SET PROBLEM:
Leaving out all pictures, copy exactly the lines from the one containing "Output the LaTeX" down to the one containing "(0,0) rectangle (1500,872);", both of them included.

DATASET:
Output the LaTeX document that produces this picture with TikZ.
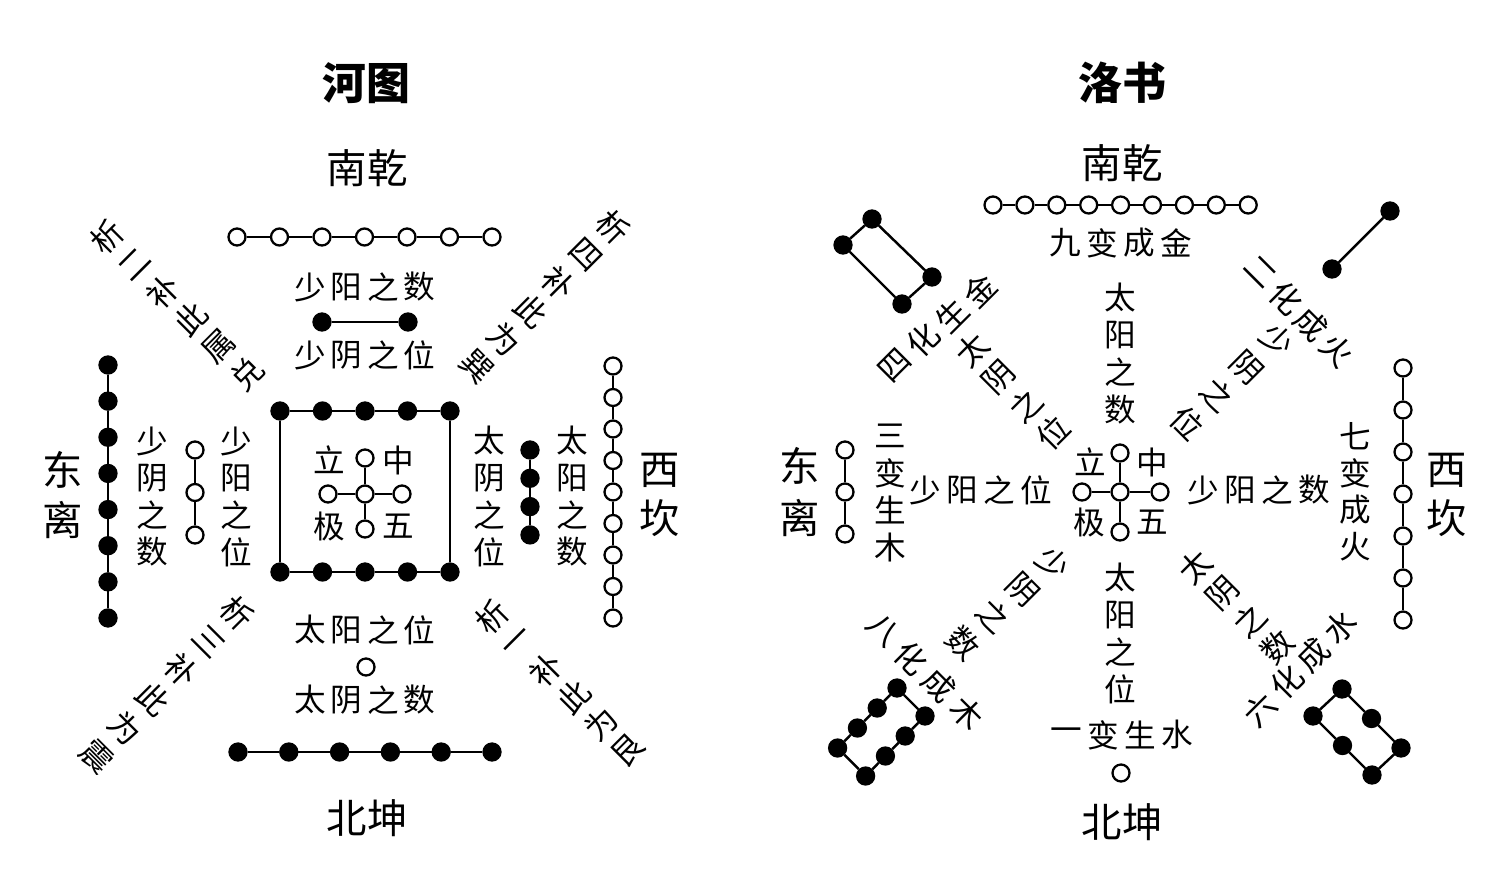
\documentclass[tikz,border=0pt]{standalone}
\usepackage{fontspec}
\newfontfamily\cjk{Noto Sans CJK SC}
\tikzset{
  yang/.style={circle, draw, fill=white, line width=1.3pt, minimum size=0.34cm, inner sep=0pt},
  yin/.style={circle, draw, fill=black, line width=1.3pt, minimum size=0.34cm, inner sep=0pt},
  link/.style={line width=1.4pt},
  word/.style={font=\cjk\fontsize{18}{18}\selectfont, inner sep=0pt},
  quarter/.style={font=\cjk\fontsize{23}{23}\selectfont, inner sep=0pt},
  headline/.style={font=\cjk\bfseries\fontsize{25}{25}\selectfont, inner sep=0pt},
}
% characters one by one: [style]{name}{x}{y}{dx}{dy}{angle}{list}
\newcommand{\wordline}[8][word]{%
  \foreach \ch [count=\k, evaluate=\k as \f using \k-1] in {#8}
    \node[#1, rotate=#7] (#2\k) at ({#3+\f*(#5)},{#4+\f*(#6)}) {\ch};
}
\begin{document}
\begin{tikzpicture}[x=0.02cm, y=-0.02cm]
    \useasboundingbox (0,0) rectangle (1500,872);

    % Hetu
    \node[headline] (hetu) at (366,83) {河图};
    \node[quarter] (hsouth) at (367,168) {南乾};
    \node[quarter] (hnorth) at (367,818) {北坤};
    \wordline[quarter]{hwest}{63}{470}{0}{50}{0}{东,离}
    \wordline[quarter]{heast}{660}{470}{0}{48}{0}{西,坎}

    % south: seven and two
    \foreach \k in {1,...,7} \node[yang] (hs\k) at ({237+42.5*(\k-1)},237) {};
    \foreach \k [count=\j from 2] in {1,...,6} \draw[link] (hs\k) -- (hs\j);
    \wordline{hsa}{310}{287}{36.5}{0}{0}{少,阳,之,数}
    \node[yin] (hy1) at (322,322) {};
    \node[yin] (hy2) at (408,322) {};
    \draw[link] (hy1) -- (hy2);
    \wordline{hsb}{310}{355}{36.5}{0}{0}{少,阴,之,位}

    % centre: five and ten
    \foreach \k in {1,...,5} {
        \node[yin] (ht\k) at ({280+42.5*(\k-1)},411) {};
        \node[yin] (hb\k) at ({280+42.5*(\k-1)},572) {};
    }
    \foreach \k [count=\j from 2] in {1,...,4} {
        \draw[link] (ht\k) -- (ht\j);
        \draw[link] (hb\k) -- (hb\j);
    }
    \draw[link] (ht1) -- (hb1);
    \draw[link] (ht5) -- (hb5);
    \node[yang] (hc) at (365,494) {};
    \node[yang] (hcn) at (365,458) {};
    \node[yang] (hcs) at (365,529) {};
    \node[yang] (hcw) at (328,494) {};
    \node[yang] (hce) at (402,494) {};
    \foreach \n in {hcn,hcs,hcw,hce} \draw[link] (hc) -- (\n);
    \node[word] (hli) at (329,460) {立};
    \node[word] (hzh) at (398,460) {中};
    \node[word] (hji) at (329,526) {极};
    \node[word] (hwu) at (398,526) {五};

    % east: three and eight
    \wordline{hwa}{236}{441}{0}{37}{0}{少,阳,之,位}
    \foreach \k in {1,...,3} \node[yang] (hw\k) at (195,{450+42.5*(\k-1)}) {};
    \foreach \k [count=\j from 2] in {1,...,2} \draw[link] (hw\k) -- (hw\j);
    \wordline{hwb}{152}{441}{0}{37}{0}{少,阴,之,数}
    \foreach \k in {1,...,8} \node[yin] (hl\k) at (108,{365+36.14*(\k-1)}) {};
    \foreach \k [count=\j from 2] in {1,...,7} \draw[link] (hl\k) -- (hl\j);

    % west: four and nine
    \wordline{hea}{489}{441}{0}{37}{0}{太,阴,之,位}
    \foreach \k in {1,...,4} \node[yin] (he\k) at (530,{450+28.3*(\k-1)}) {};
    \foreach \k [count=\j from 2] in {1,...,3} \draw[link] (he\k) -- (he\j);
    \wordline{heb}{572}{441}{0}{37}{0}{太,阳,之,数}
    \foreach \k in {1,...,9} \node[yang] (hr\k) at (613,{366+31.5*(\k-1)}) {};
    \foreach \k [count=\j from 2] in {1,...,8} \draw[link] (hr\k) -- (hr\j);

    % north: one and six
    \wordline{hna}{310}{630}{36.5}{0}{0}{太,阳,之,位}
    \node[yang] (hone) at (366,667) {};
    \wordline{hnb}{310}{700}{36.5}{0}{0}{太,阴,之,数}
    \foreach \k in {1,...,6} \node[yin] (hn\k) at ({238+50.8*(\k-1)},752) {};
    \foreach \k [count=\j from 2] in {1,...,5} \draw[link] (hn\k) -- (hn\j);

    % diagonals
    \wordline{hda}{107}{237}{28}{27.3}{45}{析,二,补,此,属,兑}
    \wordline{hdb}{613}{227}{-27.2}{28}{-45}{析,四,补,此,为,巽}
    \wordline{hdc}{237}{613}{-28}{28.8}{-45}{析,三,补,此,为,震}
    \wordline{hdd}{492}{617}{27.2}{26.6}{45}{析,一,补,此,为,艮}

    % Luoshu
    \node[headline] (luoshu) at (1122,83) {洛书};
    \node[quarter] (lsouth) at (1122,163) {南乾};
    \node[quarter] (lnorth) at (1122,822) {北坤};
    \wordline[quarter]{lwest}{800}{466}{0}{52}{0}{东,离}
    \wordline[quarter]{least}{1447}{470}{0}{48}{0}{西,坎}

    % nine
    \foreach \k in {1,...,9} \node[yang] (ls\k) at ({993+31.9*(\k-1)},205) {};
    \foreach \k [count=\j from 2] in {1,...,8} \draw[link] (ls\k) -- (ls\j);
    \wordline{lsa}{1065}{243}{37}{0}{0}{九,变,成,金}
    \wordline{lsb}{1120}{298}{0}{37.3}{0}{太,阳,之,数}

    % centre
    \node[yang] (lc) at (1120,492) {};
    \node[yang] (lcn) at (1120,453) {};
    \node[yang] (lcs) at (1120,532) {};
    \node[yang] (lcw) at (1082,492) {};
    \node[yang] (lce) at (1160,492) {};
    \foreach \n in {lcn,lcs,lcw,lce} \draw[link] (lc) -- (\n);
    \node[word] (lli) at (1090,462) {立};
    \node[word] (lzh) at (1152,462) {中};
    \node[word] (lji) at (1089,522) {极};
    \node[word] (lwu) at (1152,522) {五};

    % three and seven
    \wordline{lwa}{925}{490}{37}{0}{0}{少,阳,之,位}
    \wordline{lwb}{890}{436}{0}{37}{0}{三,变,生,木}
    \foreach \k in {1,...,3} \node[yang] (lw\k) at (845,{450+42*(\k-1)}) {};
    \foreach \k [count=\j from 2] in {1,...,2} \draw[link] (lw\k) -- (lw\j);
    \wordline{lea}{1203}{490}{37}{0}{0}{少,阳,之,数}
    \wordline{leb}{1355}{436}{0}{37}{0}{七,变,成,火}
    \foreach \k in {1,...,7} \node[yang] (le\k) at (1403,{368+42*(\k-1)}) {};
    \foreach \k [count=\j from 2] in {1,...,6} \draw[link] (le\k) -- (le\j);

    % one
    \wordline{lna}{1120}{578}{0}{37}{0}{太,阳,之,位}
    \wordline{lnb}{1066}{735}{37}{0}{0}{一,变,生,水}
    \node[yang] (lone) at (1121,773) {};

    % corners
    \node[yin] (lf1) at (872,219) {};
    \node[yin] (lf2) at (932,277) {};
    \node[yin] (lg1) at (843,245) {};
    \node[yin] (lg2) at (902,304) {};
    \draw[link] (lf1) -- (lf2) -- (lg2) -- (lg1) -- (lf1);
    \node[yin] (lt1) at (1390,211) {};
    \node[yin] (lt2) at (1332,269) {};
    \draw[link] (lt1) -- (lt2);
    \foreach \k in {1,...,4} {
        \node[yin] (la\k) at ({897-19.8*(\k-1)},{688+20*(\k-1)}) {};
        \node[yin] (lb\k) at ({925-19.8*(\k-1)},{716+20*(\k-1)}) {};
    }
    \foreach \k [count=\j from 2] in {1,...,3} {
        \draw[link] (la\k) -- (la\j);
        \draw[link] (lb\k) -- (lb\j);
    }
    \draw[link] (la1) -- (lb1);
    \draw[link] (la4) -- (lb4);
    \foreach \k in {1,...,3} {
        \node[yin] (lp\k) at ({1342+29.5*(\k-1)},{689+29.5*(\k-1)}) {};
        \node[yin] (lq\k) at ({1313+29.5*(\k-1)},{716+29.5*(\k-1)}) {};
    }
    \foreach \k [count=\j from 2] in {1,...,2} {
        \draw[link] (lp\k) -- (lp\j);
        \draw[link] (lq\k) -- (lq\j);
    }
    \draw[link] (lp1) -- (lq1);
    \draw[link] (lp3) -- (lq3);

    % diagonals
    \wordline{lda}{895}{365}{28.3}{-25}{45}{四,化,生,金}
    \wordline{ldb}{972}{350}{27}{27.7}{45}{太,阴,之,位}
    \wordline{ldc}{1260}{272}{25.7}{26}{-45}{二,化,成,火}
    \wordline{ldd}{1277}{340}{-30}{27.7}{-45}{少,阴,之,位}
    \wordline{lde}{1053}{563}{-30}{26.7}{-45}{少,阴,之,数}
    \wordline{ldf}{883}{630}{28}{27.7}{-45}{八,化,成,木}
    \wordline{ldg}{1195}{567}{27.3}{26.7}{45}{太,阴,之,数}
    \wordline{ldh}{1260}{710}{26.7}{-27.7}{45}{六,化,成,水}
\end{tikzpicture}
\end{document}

...

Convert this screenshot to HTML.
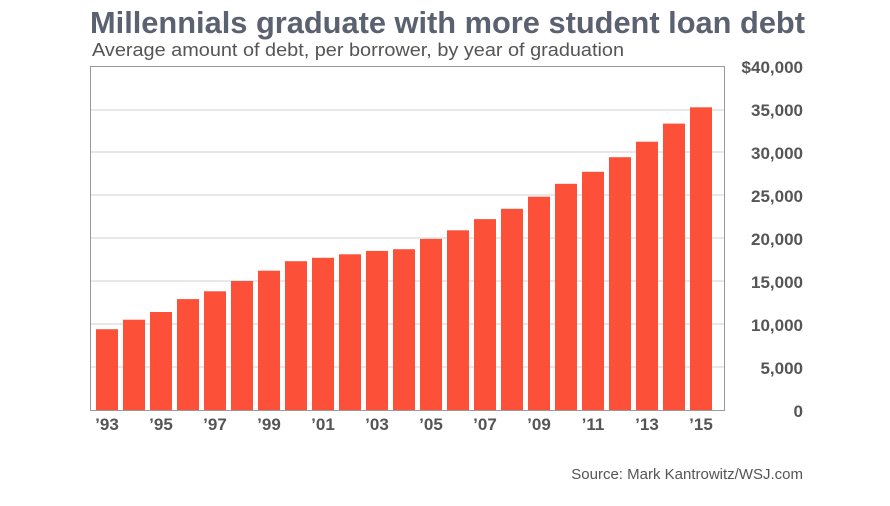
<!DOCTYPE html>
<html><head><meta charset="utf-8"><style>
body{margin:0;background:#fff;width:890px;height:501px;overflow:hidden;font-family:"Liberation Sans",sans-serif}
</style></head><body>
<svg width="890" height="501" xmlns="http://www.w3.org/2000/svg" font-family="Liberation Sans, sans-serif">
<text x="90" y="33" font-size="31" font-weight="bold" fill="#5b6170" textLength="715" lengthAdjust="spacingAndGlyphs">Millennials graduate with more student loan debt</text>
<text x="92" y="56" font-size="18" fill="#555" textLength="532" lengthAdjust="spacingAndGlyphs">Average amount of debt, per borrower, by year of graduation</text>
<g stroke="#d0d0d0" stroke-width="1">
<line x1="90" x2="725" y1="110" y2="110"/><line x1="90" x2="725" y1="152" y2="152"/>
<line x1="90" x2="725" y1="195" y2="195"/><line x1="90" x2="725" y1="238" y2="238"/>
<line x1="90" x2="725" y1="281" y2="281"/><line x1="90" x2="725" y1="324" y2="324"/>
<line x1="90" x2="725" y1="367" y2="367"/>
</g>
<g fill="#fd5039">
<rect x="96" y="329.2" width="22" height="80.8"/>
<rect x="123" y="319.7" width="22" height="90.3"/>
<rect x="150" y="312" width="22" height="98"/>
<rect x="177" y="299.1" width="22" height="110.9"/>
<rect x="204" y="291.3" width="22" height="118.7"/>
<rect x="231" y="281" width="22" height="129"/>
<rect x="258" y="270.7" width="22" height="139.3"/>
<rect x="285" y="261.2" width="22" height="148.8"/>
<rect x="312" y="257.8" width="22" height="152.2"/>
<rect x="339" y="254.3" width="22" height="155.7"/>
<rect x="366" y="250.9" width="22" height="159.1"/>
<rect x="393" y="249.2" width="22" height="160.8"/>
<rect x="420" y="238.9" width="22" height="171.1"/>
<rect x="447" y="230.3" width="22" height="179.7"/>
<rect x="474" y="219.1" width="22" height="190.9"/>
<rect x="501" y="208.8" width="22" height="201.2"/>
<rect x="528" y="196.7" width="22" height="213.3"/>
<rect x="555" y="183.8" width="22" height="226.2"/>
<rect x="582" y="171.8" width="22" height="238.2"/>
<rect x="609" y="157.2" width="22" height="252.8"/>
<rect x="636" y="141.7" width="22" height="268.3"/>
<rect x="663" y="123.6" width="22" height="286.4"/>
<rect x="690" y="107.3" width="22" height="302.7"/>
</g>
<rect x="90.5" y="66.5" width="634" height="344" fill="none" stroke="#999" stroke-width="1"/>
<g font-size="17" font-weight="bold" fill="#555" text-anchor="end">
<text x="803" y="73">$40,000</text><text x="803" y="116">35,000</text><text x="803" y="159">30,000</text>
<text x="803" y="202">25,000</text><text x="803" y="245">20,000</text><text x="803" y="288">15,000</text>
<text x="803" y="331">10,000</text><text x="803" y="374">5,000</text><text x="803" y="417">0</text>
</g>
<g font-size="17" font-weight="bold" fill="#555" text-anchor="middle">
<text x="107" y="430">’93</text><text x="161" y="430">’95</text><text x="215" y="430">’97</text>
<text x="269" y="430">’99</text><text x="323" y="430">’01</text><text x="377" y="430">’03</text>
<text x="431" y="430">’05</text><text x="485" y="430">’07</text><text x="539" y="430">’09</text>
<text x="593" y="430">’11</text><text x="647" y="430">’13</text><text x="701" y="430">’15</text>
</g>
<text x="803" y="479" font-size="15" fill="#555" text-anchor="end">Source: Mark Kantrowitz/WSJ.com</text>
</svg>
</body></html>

THE ANSWER:
Output the LaTeX document that produces this picture with TikZ.
\documentclass[tikz,border=0pt]{standalone}
\usepackage{fontspec}
\newfontfamily\cjk{Noto Sans CJK SC}
\tikzset{
  yang/.style={circle, draw, fill=white, line width=1.3pt, minimum size=0.34cm, inner sep=0pt},
  yin/.style={circle, draw, fill=black, line width=1.3pt, minimum size=0.34cm, inner sep=0pt},
  link/.style={line width=1.4pt},
  word/.style={font=\cjk\fontsize{18}{18}\selectfont, inner sep=0pt},
  quarter/.style={font=\cjk\fontsize{23}{23}\selectfont, inner sep=0pt},
  headline/.style={font=\cjk\bfseries\fontsize{25}{25}\selectfont, inner sep=0pt},
}
% characters one by one: [style]{name}{x}{y}{dx}{dy}{angle}{list}
\newcommand{\wordline}[8][word]{%
  \foreach \ch [count=\k, evaluate=\k as \f using \k-1] in {#8}
    \node[#1, rotate=#7] (#2\k) at ({#3+\f*(#5)},{#4+\f*(#6)}) {\ch};
}
\begin{document}
\begin{tikzpicture}[x=0.02cm, y=-0.02cm]
    \useasboundingbox (0,0) rectangle (1500,872);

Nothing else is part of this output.